WRITTEN EXERCISE: Transcribe every line from the top down to the line with "from matplotlib.lines import Line2D", both ends included, but not the pictures.

DATASET SECTION:
<<<<

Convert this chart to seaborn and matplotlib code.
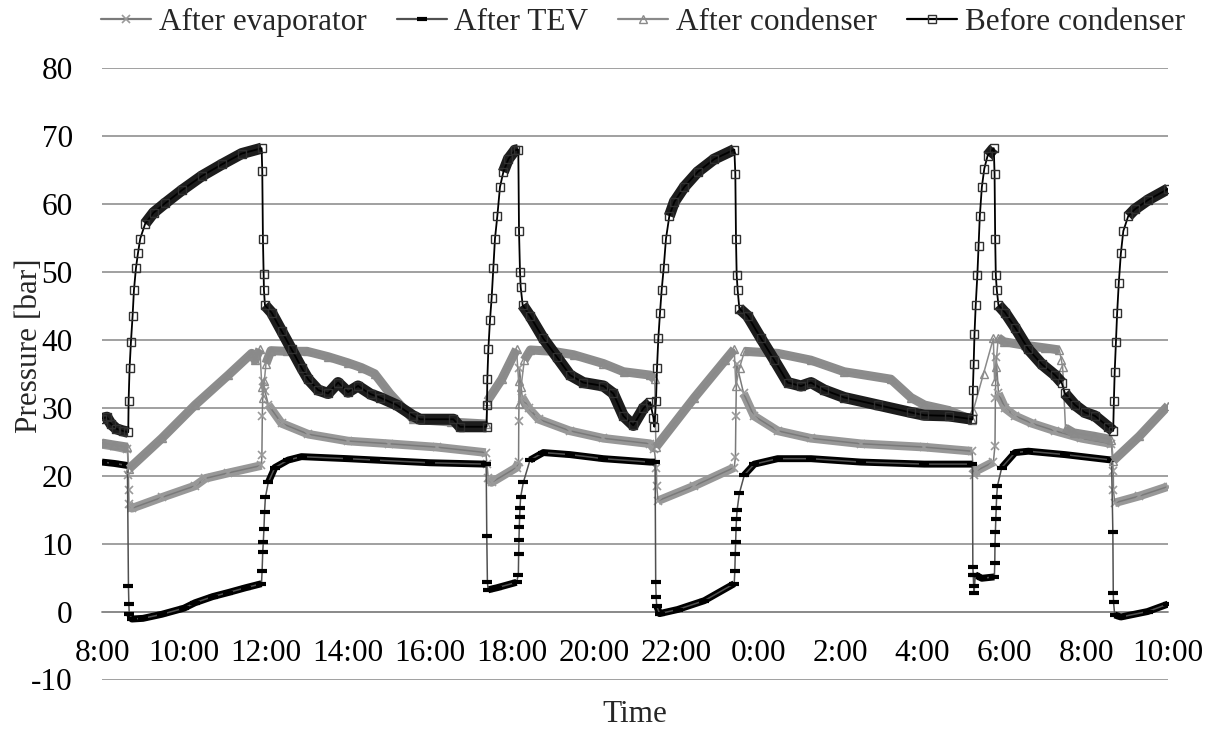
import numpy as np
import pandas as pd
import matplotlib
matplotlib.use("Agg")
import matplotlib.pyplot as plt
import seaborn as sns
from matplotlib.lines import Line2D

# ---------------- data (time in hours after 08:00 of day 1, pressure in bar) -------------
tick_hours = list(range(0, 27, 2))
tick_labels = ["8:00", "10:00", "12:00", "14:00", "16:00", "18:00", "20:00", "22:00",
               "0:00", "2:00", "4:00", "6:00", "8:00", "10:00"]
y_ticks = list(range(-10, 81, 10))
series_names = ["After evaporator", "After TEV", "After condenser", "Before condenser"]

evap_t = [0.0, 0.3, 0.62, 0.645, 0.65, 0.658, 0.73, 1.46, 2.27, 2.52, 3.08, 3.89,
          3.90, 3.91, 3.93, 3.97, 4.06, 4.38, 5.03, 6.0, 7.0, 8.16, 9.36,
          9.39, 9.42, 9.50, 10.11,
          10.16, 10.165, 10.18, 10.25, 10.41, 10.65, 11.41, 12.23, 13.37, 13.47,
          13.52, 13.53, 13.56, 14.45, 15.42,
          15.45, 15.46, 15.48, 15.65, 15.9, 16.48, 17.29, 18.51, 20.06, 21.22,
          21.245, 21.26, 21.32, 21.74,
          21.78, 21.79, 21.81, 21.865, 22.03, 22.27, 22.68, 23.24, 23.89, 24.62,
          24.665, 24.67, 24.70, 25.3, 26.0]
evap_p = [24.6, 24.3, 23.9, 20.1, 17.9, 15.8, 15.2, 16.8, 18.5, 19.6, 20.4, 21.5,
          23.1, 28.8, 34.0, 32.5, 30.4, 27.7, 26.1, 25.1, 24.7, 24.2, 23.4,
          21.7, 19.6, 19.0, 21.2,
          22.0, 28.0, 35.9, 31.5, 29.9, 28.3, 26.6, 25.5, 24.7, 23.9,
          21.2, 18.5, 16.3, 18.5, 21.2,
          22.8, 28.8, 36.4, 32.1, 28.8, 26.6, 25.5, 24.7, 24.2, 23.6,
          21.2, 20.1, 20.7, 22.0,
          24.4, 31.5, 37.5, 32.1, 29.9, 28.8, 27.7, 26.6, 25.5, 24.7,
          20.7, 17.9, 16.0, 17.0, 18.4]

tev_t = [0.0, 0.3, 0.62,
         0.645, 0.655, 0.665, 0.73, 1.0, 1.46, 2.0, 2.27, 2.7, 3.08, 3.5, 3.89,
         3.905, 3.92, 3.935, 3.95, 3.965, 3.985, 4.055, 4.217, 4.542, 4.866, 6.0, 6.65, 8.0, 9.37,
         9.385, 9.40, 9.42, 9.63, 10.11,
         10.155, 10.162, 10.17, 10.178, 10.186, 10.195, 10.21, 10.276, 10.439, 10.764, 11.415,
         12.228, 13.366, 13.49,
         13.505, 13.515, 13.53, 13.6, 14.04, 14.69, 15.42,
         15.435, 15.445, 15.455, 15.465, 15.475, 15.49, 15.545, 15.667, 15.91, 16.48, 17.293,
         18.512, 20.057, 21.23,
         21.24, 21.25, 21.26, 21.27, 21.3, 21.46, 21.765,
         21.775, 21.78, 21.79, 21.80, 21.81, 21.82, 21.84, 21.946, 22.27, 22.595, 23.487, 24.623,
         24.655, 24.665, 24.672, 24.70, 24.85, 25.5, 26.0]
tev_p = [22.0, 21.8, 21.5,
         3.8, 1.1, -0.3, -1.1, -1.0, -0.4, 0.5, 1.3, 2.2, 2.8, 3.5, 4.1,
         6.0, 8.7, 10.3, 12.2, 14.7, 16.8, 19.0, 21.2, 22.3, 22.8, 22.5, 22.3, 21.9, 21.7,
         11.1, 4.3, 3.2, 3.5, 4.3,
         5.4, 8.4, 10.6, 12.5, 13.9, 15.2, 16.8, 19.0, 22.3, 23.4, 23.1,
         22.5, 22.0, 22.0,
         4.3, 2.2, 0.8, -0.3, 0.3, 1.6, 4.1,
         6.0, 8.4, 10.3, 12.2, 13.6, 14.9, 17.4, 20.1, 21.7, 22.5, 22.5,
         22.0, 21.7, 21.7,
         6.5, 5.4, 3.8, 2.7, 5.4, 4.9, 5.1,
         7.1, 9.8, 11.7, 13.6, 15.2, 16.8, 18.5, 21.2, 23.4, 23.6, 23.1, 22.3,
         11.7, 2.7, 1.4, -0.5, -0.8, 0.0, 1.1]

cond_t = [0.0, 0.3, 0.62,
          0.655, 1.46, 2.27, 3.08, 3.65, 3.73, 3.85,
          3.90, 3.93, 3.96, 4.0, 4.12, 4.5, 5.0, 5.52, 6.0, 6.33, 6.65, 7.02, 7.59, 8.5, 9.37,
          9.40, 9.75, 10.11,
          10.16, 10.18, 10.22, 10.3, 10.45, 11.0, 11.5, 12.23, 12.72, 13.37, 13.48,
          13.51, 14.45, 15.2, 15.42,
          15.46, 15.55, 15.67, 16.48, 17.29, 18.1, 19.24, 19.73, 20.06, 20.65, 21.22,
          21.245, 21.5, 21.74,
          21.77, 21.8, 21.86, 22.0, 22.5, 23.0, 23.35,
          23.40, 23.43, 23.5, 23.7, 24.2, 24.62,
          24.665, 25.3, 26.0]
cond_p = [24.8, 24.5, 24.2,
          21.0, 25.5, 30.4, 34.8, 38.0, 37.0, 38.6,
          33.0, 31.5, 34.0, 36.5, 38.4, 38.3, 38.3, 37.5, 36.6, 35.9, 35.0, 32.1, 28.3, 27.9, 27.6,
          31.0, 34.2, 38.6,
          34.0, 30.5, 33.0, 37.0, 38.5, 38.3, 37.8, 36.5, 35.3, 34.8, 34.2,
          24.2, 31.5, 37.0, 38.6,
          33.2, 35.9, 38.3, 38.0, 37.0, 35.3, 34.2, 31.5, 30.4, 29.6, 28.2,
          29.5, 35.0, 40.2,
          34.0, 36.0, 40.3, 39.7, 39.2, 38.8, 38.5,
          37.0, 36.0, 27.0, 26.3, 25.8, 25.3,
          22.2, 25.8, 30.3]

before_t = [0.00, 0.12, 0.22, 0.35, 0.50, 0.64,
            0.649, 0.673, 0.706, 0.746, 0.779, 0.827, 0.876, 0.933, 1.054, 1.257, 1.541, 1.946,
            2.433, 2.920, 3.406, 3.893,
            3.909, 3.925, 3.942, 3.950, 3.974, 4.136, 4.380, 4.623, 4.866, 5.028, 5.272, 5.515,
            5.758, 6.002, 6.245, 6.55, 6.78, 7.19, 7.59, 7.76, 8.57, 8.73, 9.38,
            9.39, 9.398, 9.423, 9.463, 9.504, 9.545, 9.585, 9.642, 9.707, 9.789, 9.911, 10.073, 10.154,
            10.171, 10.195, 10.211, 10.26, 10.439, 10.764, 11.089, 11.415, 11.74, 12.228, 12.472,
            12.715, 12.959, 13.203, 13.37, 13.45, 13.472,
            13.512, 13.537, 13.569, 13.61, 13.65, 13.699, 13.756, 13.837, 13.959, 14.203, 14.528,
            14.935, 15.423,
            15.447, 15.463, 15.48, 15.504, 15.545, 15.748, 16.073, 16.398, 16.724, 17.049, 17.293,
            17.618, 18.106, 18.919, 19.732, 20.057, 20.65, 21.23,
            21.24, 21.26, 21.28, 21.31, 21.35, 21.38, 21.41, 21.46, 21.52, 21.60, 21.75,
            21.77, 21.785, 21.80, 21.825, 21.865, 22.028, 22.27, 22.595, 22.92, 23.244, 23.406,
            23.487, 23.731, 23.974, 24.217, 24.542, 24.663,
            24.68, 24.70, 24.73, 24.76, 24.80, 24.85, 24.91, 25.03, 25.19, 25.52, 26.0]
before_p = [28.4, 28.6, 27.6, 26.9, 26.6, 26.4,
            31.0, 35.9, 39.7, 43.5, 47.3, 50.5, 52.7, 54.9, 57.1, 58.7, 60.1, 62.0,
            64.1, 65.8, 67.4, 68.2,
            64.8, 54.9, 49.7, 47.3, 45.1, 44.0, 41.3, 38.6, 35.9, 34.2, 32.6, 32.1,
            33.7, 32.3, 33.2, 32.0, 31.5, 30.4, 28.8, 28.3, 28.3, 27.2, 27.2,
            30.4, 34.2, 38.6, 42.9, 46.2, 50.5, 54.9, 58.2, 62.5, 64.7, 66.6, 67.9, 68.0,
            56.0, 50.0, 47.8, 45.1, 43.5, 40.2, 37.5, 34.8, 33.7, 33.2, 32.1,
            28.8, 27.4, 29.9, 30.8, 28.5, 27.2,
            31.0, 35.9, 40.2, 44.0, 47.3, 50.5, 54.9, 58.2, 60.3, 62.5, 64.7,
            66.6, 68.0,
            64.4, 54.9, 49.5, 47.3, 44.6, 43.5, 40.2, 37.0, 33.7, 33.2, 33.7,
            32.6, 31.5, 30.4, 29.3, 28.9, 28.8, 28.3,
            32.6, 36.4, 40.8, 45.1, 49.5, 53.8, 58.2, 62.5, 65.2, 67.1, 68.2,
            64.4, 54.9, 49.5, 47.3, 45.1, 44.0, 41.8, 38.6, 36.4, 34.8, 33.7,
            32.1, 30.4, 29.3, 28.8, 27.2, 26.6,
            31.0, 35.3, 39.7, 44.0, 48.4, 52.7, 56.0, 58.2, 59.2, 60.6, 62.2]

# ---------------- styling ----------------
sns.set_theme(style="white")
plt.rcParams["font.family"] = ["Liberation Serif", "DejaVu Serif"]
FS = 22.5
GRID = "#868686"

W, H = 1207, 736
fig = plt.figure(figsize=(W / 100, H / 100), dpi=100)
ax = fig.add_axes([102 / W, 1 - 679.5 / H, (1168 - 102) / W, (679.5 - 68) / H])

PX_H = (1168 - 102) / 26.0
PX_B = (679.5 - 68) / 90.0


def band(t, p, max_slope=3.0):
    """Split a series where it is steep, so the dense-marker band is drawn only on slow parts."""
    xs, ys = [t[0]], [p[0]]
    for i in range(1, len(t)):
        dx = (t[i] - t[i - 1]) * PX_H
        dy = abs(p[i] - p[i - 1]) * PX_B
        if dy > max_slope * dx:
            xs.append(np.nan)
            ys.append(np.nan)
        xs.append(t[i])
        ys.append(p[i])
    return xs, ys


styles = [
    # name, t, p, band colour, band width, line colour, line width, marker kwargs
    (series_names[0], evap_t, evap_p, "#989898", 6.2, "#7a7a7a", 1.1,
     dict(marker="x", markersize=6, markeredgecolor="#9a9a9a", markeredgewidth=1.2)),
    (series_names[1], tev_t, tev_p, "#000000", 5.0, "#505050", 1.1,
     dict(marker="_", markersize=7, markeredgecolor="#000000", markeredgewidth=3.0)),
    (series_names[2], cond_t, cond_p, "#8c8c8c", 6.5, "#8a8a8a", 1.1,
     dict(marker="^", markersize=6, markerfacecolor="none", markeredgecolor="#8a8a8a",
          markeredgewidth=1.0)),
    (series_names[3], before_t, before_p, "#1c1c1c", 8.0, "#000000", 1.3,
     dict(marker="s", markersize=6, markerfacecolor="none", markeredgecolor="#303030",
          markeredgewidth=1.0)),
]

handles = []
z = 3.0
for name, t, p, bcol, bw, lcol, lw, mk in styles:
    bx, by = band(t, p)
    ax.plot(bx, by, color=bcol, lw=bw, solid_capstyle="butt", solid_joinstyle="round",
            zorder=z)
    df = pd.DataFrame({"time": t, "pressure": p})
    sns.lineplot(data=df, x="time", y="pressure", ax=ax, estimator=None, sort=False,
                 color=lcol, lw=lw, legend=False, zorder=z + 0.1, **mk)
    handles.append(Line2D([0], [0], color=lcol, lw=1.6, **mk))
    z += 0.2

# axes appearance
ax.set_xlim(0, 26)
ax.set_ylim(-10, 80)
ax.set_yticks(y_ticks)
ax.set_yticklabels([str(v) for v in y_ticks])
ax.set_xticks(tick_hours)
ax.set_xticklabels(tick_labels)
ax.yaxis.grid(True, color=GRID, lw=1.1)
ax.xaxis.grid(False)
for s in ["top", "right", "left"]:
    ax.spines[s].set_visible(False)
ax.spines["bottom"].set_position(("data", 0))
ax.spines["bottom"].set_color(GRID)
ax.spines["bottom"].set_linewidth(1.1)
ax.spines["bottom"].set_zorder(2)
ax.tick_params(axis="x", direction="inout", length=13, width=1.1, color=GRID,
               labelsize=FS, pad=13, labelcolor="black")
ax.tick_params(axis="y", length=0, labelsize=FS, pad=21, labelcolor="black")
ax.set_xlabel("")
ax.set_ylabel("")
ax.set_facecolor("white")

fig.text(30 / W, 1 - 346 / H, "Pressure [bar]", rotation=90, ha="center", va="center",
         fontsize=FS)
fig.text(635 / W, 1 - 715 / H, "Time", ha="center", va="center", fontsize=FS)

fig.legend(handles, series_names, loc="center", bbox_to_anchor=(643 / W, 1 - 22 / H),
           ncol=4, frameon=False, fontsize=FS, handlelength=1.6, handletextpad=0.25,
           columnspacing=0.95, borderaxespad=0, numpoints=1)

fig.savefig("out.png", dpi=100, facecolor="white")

>>>>

EXERCISE SOLUTION:
Convert this chart to seaborn and matplotlib code.
import numpy as np
import pandas as pd
import matplotlib
matplotlib.use("Agg")
import matplotlib.pyplot as plt
import seaborn as sns
from matplotlib.lines import Line2D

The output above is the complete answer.